In reality, Rome had thrived for only as long as it had managed to preserve the truly democratic features of its government. As long as the citizens went to the Forum – the Roman Agora, and voted their true minds. As long as the Senators did their jobs honestly and decided for the future of the entire city.
Only after the Roman People had given up and stood idle while their democracy was corrupted into ‘mob-rule’ by the bribe-greedy senators, the Roman Empire had started to crumble. The Roman Empire was no longer a true republic nor a functional democracy when it was abolished by Augustus being proclaimed Emperor by his soldiers.
And the final nail was beaten into the Roman coffin when the people itself had started to accept bribes.
When Rome had started to be ruled according to the ‘panem et circenses’ principle. When the people had let himself be bribed by those who wanted to stay in power and when the people had stopped censuring those who determined the fate of the entire social organism.

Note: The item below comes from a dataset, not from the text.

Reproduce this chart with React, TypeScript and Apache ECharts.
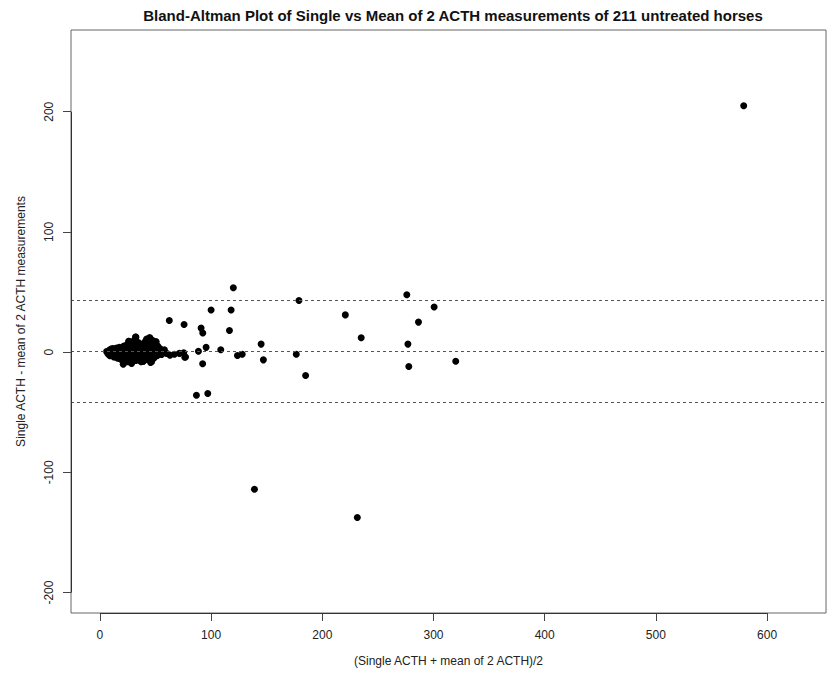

When ‘the government’ had extracted itself from the people.

And yes, Republic has to be kept. Only not for its own sake. For ours.

It doesn’t matter whether a country calls itself a kingdom or a Republic, it’s how the shots are called which is really important. By the People or by a small number of individuals. While it is true that the Roman Empire had to devolve from a Democratic Republic to a dictatorial kingdom before crumbling, let’s not forget Germany and Russia.
Both had thrown out their rulers – Kaiser and Tzar, only to fall under the spell of dictatorial ideologies which had led both of them to ruin.
To republican ruin.
Both Nazi Germany and Soviet Russia had been ruled as republics by small coteries of callous manipulators.

What’s more important?

Commonalities or differences?

To understand what happened or to determine who’s responsible?

Truth or meaning?

Being safe or being content?

To feel (happy) or to be perceived as being (happy)?

 

How many of these answers had just sprung up and how many had been the result of careful consideration?